As I sit and look down Beach Boulevard at the signs, the billboards, the neon lights, the magazine and newspaper stands, and I think of my experience this week, I am convinced the gospel of the Lord Jesus Christ still must be communicated in the way it was given—with words. In spite of my subject matter this week (postmodernism’s grammatology of differance—the unique ability of today’s person to “defer” all statements of truth to the impossibility of knowing any historical truth), the gospel will still be communicated face to face, with a verbal explanation of the Word of God.

If image is everything in our society, it can be anything fake. If atmosphere is enhancing, it can enhance the unreal. But the gospel is a reality like crime, poverty or the living room of real people. It can’t be sold with advertising or cute buttons, nor agreed to because of beautiful people and silly songs. It must be reasoned on, wrestled with, submitted to and incorporated within. Whether we read it, write it, speak it, hear it, ponder it, memorize it, lose it or find it, it comes to us the way it was given by God—in words.

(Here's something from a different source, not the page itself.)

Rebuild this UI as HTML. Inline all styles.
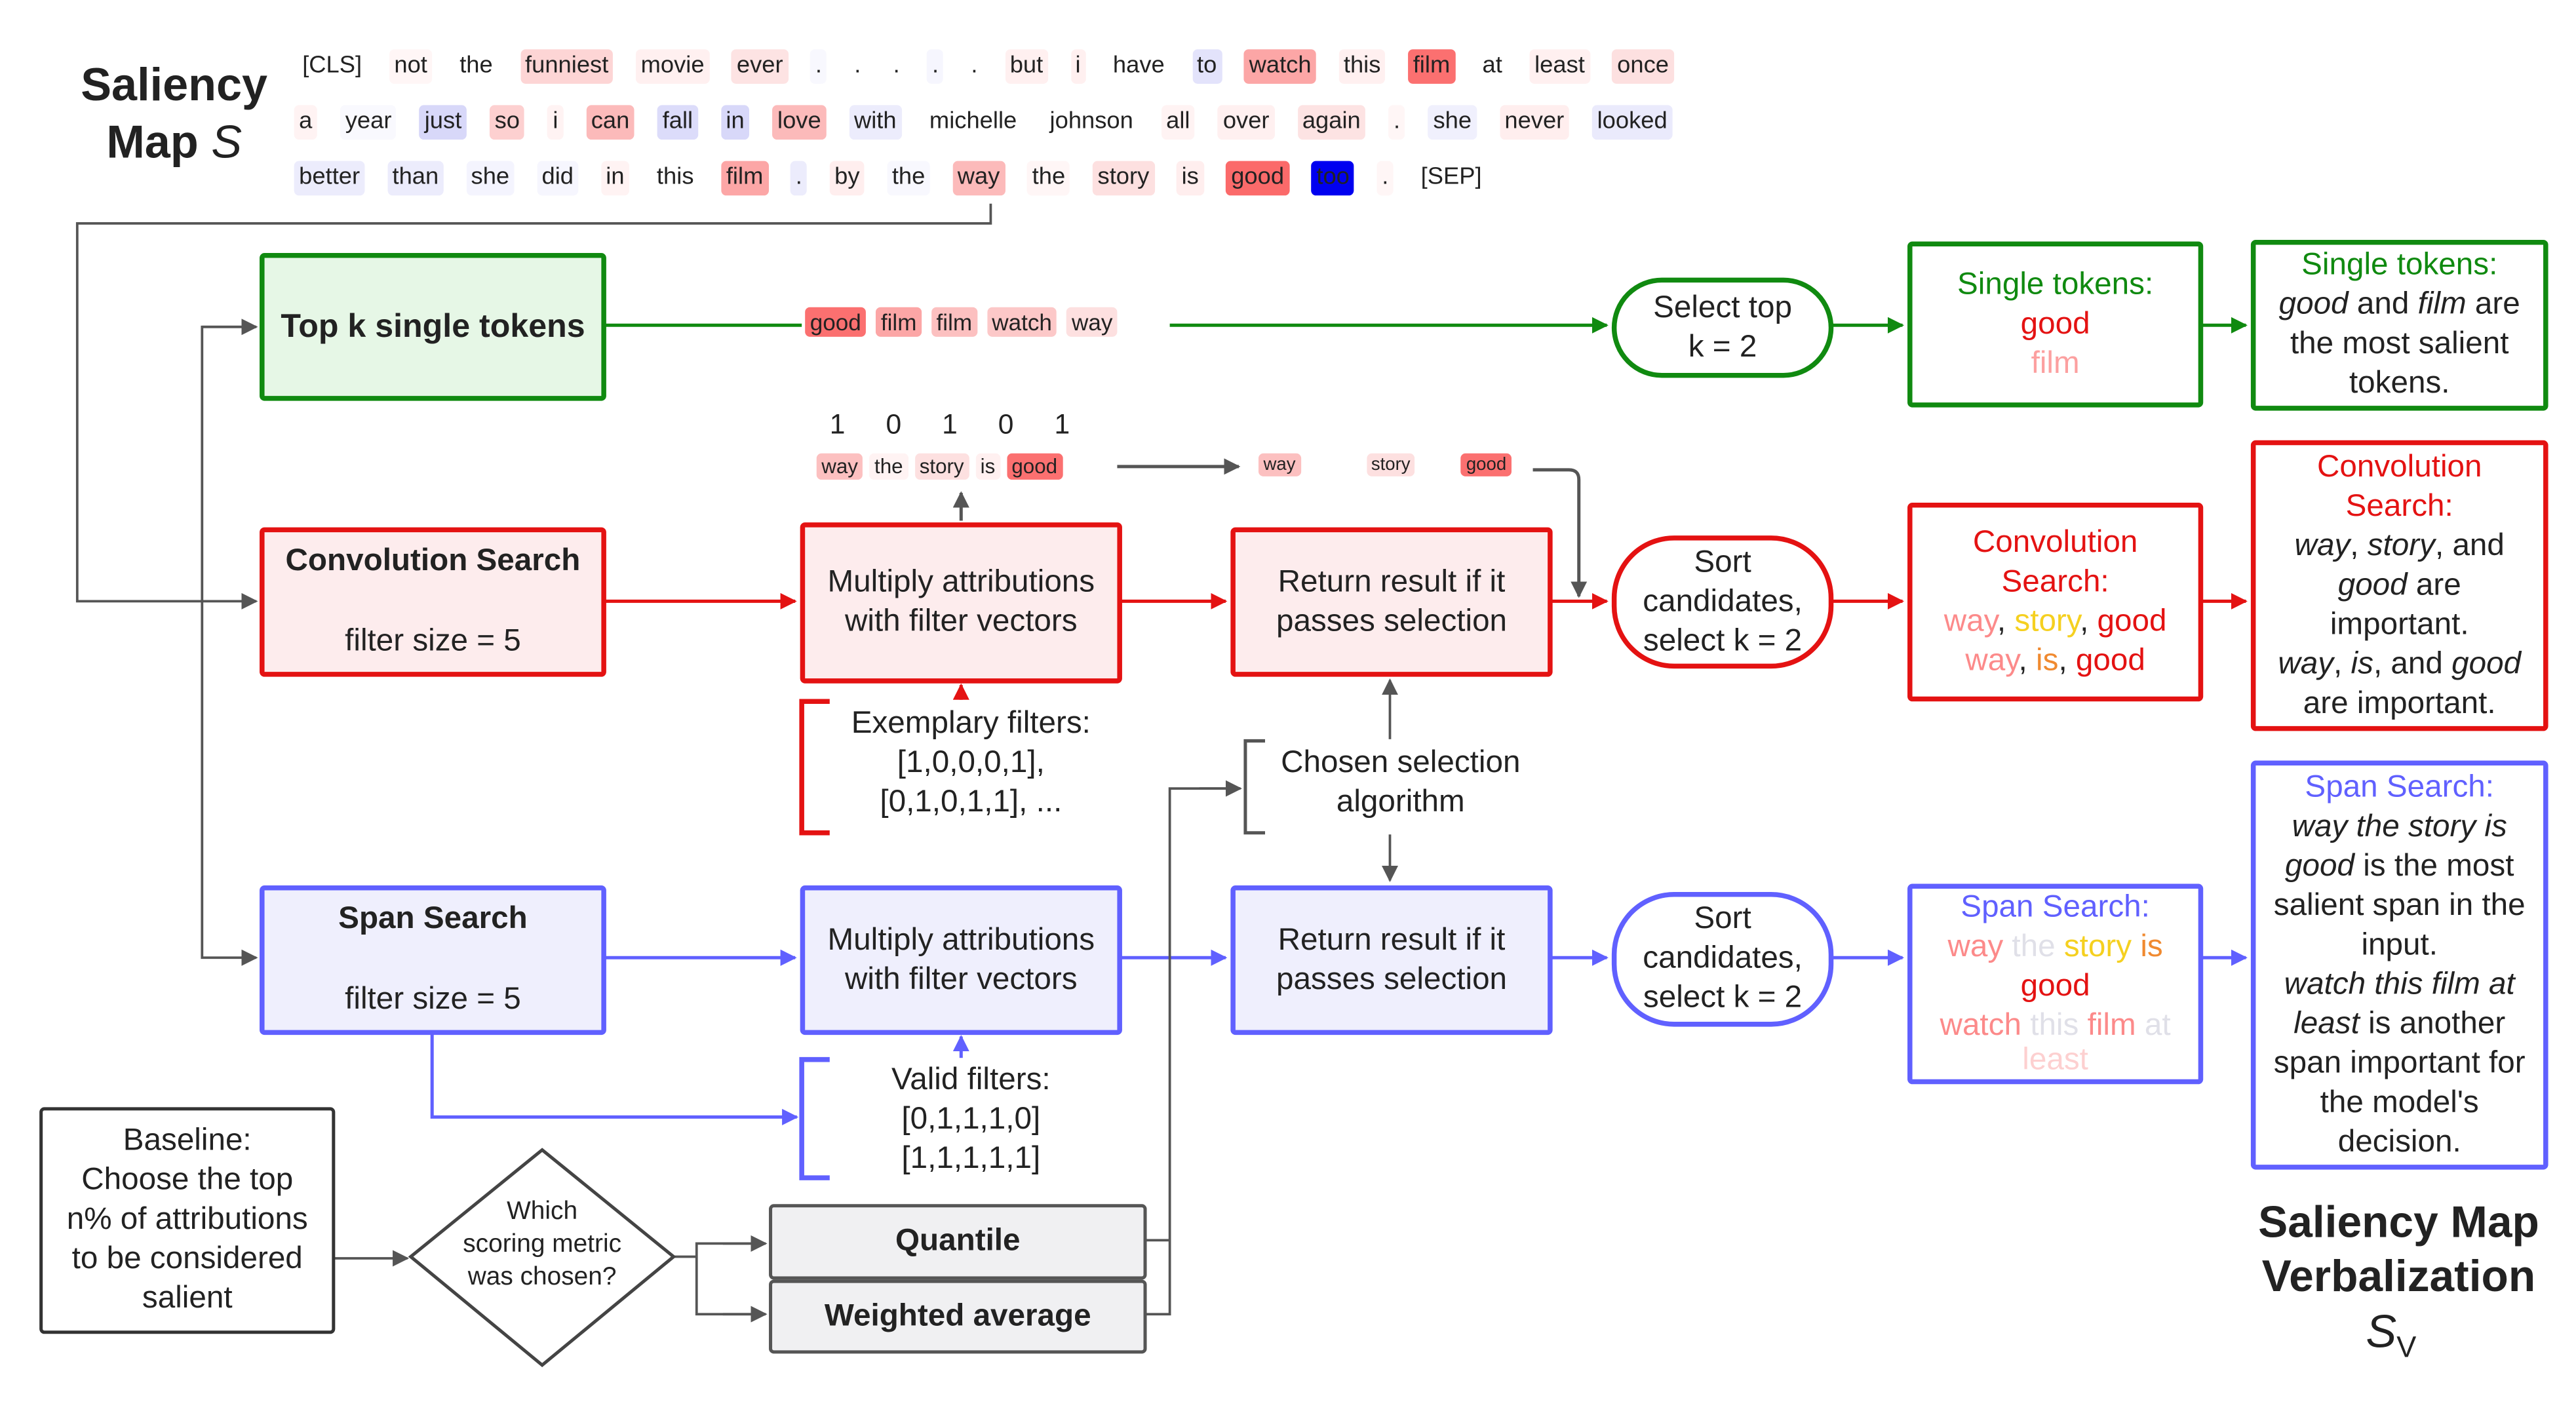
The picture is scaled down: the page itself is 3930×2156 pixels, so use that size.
<!DOCTYPE html>
<html><head><meta charset="utf-8"><style>
html,body{margin:0;padding:0;background:#fff;width:3930px;height:2151px;overflow:hidden}
#c{position:absolute;left:0;top:0;width:1570px;height:860px;transform:scale(2.5065);transform-origin:0 0;font-family:"Liberation Sans",sans-serif;color:#222}
.a{position:absolute}
.box{position:absolute;box-sizing:border-box;border:3px solid;border-radius:3px;display:flex;flex-direction:column;align-items:center;justify-content:center;text-align:center;font-size:19px;line-height:24px}
.g{border-color:#108a10}.r{border-color:#e41212}.b{border-color:#6060ff}
.row{position:absolute;display:flex;justify-content:space-between;font-size:14.5px;height:22px;align-items:center}
.row span{padding:1px 3px;border-radius:3px;line-height:19px}
.sm{display:flex;font-size:12px;position:absolute;align-items:center}
.sm span{padding:1px 3px;border-radius:3px;margin-right:4px}
i{font-style:italic}
</style></head><body><div id="c">
<div class="a" style="left:30px;top:34px;width:152px;text-align:center;font-size:28px;font-weight:bold;line-height:35px">Saliency<br>Map <span style="font-weight:normal;font-style:italic">S</span></div>

<div class="row" style="left:181px;top:29px;width:838px">
<span>[CLS]</span><span style="background:#fff6f6">not</span><span>the</span><span style="background:#fdd5d5">funniest</span><span style="background:#fff0f0">movie</span><span style="background:#fde3e3">ever</span><span style="background:#f8f8fe">.</span><span>.</span><span>.</span><span style="background:#f6f6fe">.</span><span>.</span><span style="background:#fff0f0">but</span><span style="background:#fff0f0">i</span><span>have</span><span style="background:#e3e3fb">to</span><span style="background:#fca6a6">watch</span><span style="background:#fff0f0">this</span><span style="background:#fb7070">film</span><span>at</span><span style="background:#fff0f0">least</span><span style="background:#fde0e0">once</span></div>
<div class="row" style="left:179px;top:63px;width:839px">
<span style="background:#fff3f3">a</span><span style="background:#f9f9fe">year</span><span style="background:#d8d8f9">just</span><span style="background:#fdd0d0">so</span><span style="background:#fff3f3">i</span><span style="background:#fcbaba">can</span><span style="background:#dcdcfa">fall</span><span style="background:#d8d8f9">in</span><span style="background:#fcbaba">love</span><span style="background:#ececfc">with</span><span>michelle</span><span>johnson</span><span style="background:#fff3f3">all</span><span style="background:#fff0f0">over</span><span style="background:#fde3e3">again</span><span style="background:#fff6f6">.</span><span style="background:#f0f0fd">she</span><span style="background:#ffeeee">never</span><span style="background:#eaeafc">looked</span></div>
<div class="row" style="left:179px;top:97px;width:726px">
<span style="background:#ececfc">better</span><span style="background:#ececfc">than</span><span style="background:#f4f4fe">she</span><span style="background:#f6f6fe">did</span><span style="background:#fff3f3">in</span><span>this</span><span style="background:#fca6a6">film</span><span style="background:#ececfc">.</span><span style="background:#ffeeee">by</span><span style="background:#f8f8fe">the</span><span style="background:#fcbaba">way</span><span style="background:#fff6f6">the</span><span style="background:#fde0e0">story</span><span style="background:#ffeeee">is</span><span style="background:#fb6a6a">good</span><span style="background:#0000f0">too</span><span style="background:#fff6f6">.</span><span>[SEP]</span></div>

<svg class="a" style="left:0;top:0" width="1570" height="860" viewBox="0 0 1570 860">
<defs>
<marker id="mg" markerWidth="10" markerHeight="10" refX="9" refY="5" orient="auto" markerUnits="userSpaceOnUse"><path d="M0,0L10,5L0,10z" fill="#108a10"/></marker>
<marker id="mr" markerWidth="10" markerHeight="10" refX="9" refY="5" orient="auto" markerUnits="userSpaceOnUse"><path d="M0,0L10,5L0,10z" fill="#e41212"/></marker>
<marker id="mb" markerWidth="10" markerHeight="10" refX="9" refY="5" orient="auto" markerUnits="userSpaceOnUse"><path d="M0,0L10,5L0,10z" fill="#6060ff"/></marker>
<marker id="mk" markerWidth="10" markerHeight="10" refX="9" refY="5" orient="auto" markerUnits="userSpaceOnUse"><path d="M0,0L10,5L0,10z" fill="#555"/></marker>
</defs>
<g fill="none" stroke-width="2">
<path d="M603,124V136H47V366H156" stroke="#555" stroke-width="1.5" marker-end="url(#mk)"/>
<path d="M156,199H123V583H156" stroke="#555" stroke-width="1.5" marker-end="url(#mk)"/>
<path d="M123,199H156" stroke="#555" stroke-width="1.5" marker-end="url(#mk)"/>
<path d="M368,198H488M712,198H978" stroke="#108a10" marker-end="url(#mg)"/>
<path d="M1115,198H1158" stroke="#108a10" marker-end="url(#mg)"/>
<path d="M1340,198H1367" stroke="#108a10" marker-end="url(#mg)"/>
<path d="M368,366H484" stroke="#e41212" marker-end="url(#mr)"/>
<path d="M682,366H746" stroke="#e41212" marker-end="url(#mr)"/>
<path d="M944,366H978" stroke="#e41212" marker-end="url(#mr)"/>
<path d="M1115,366H1158" stroke="#e41212" marker-end="url(#mr)"/>
<path d="M1340,366H1367" stroke="#e41212" marker-end="url(#mr)"/>
<path d="M585,426V417" stroke="#e41212" marker-end="url(#mr)"/>
<path d="M585,317V300" stroke="#555" marker-end="url(#mk)"/>
<path d="M680,284H754" stroke="#555" marker-end="url(#mk)"/>
<path d="M933,286H955Q961,286 961,292V363" stroke="#555" marker-end="url(#mk)"/>
<path d="M846,450V414" stroke="#555" stroke-width="1.5" marker-end="url(#mk)"/>
<path d="M846,508V536" stroke="#555" stroke-width="1.5" marker-end="url(#mk)"/>
<path d="M368,583H484" stroke="#6060ff" marker-end="url(#mb)"/>
<path d="M682,583H746" stroke="#6060ff" marker-end="url(#mb)"/>
<path d="M944,583H978" stroke="#6060ff" marker-end="url(#mb)"/>
<path d="M1115,583H1158" stroke="#6060ff" marker-end="url(#mb)"/>
<path d="M1340,583H1367" stroke="#6060ff" marker-end="url(#mb)"/>
<path d="M585,644V631" stroke="#6060ff" marker-end="url(#mb)"/>
<path d="M263,629V680H485" stroke="#6060ff" marker-end="url(#mb)"/>
<path d="M203,766H248" stroke="#555" stroke-width="1.5" marker-end="url(#mk)"/>
<path d="M410,765H424V757H466M424,765V800H466" stroke="#555" stroke-width="1.5"/>
<path d="M440,757H466" stroke="#555" stroke-width="1.5" marker-end="url(#mk)"/>
<path d="M440,800H466" stroke="#555" stroke-width="1.5" marker-end="url(#mk)"/>
<path d="M697,755H712V480H755M697,800H712V755" stroke="#555" stroke-width="1.5"/>
<path d="M730,480H755" stroke="#555" stroke-width="1.5" marker-end="url(#mk)"/>
<path d="M505,427H488V507H505" stroke="#e41212" stroke-width="3"/>
<path d="M505,645H488V717H505" stroke="#6060ff" stroke-width="3"/>
<path d="M770,451H758V507H770" stroke="#555" stroke-width="2"/>
<path d="M330,700L410,765L330,831L250,765z" stroke="#444" stroke-width="2" fill="#fff"/>
</g>
</svg>

<div class="sm" style="left:490px;top:187px;font-size:14px"><span style="background:#fb7070;margin-right:6px">good</span><span style="background:#fca6a6;margin-right:6px">film</span><span style="background:#fcc0c0;margin-right:6px">film</span><span style="background:#fcc8c8;margin-right:6px">watch</span><span style="background:#fde0e0">way</span></div>
<div class="a" style="left:505px;top:249px;font-size:17px;word-spacing:20px">1 0 1 0 1</div>
<div class="sm" style="left:497px;top:276px;font-size:12.5px"><span style="background:#fcc0c0">way</span><span style="background:#fff3f3">the</span><span style="background:#fde0e0">story</span><span style="background:#fff0f0">is</span><span style="background:#fb7070">good</span></div>
<div class="sm" style="left:766px;top:276px;font-size:11px"><span style="background:#fcc0c0;margin-right:40px">way</span><span style="background:#fde0e0;margin-right:28px">story</span><span style="background:#fb7070">good</span></div>

<div class="box g" style="left:158px;top:154px;width:211px;height:90px;background:#e6f7e6;font-weight:bold;font-size:20px">Top k single tokens</div>
<div class="box g" style="left:981px;top:169px;width:135px;height:61px;border-radius:32px">Select top<br>k = 2</div>
<div class="box g" style="left:1161px;top:147px;width:180px;height:101px"><span style="color:#108a10">Single tokens:</span><span style="color:#e41212">good</span><span style="color:#fca0a0">film</span></div>
<div class="box g" style="left:1370px;top:146px;width:181px;height:104px"><span style="color:#108a10">Single tokens:</span><span><i>good</i> and <i>film</i> are</span><span>the most salient</span><span>tokens.</span></div>

<div class="box r" style="left:158px;top:321px;width:211px;height:91px;background:#fdeced;justify-content:space-between;padding:6px 0"><b>Convolution Search</b><span>filter size = 5</span></div>
<div class="box r" style="left:487px;top:318px;width:196px;height:98px;background:#fdeced">Multiply attributions<br>with filter vectors</div>
<div class="box r" style="left:749px;top:321px;width:196px;height:91px;background:#fdeced">Return result if it<br>passes selection</div>
<div class="box r" style="left:981px;top:326px;width:135px;height:81px;border-radius:38px">Sort<br>candidates,<br>select k = 2</div>
<div class="box r" style="left:1161px;top:306px;width:180px;height:121px"><span style="color:#e41212">Convolution</span><span style="color:#e41212">Search:</span><span><span style="color:#fc8a8a">way</span>, <span style="color:#f5d020">story</span>, <span style="color:#e41212">good</span></span><span><span style="color:#fc8a8a">way</span>, <span style="color:#f08a30">is</span>, <span style="color:#e41212">good</span></span></div>
<div class="box r" style="left:1370px;top:268px;width:181px;height:177px"><span style="color:#e41212">Convolution</span><span style="color:#e41212">Search:</span><span><i>way</i>, <i>story</i>, and</span><span><i>good</i> are</span><span>important.</span><span><i>way</i>, <i>is</i>, and <i>good</i></span><span>are important.</span></div>

<div class="a" style="left:505px;top:429px;width:172px;text-align:center;font-size:19px;line-height:24px">Exemplary filters:<br>[1,0,0,0,1],<br>[0,1,0,1,1], ...</div>
<div class="a" style="left:770px;top:453px;width:165px;text-align:center;font-size:19px;line-height:24px">Chosen selection<br>algorithm</div>

<div class="box b" style="left:158px;top:539px;width:211px;height:91px;background:#efeffd;justify-content:space-between;padding:6px 0"><b>Span Search</b><span>filter size = 5</span></div>
<div class="box b" style="left:487px;top:539px;width:196px;height:91px;background:#efeffd">Multiply attributions<br>with filter vectors</div>
<div class="box b" style="left:749px;top:539px;width:196px;height:91px;background:#efeffd">Return result if it<br>passes selection</div>
<div class="box b" style="left:981px;top:543px;width:135px;height:82px;border-radius:38px">Sort<br>candidates,<br>select k = 2</div>
<div class="box b" style="left:1161px;top:538px;width:180px;height:122px;justify-content:flex-start;padding-top:0"><span style="color:#6060ff">Span Search:</span><span><span style="color:#fc8a8a">way</span> <span style="color:#e0e0e8">the</span> <span style="color:#f5d020">story</span> <span style="color:#f08a30">is</span></span><span style="color:#e41212">good</span><span><span style="color:#fc8a8a">watch</span> <span style="color:#e0e0e8">this</span> <span style="color:#fc8a8a">film</span> <span style="color:#e0e0e8">at</span></span><span style="color:#fdd0d0;line-height:18px">least</span></div>
<div class="box b" style="left:1370px;top:463px;width:181px;height:249px"><span style="color:#6060ff">Span Search:</span><span><i>way the story is</i></span><span><i>good</i> is the most</span><span>salient span in the</span><span>input.</span><span><i>watch this film at</i></span><span><i>least</i> is another</span><span>span important for</span><span>the model's</span><span>decision.</span></div>

<div class="a" style="left:505px;top:646px;width:172px;text-align:center;font-size:19px;line-height:24px">Valid filters:<br>[0,1,1,1,0]<br>[1,1,1,1,1]</div>

<div class="box" style="left:24px;top:674px;width:180px;height:138px;border:2px solid #333">Baseline:<br>Choose the top<br>n% of attributions<br>to be considered<br>salient</div>
<div class="a" style="left:265px;top:728px;width:130px;text-align:center;font-size:15.5px;line-height:20px">Which<br>scoring metric<br>was chosen?</div>
<div class="box" style="left:468px;top:733px;width:230px;height:46px;border:2px solid #555;background:#f0f0f2;font-weight:bold">Quantile</div>
<div class="box" style="left:468px;top:779px;width:230px;height:45px;border:2px solid #555;background:#f0f0f2;font-weight:bold">Weighted average</div>

<div class="a" style="left:1350px;top:728px;width:220px;text-align:center;font-size:27px;font-weight:bold;line-height:33px">Saliency Map<br>Verbalization</div>
<div class="a" style="left:1440px;top:795px;font-size:28px;font-style:italic">S<span style="font-size:18px;font-style:normal;vertical-align:-6px">V</span></div>
</div></body></html>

It engages the mind and demands a decision: right or wrong, truth or lie, faithful or fraud, yes or no.

Among all the simulacra, pastiche and kitsch of a city like Los Angeles, the only way I could be a steward of the gospel has been to open my mouth and speak real words to people in real situations of life. Whether a young man in the seat next to me on the plane, a hotel clerk, a waiter or a homeless man leaning on a chain link fence, it takes words, not signs and symbols, to tell the reality of sin and salvation. Perhaps we begin to believe that the gospel will actually go to people like that through some popular hyper-real mode. It won’t. It can’t be believed. It is more real than that. And thank heavens! Who would want it?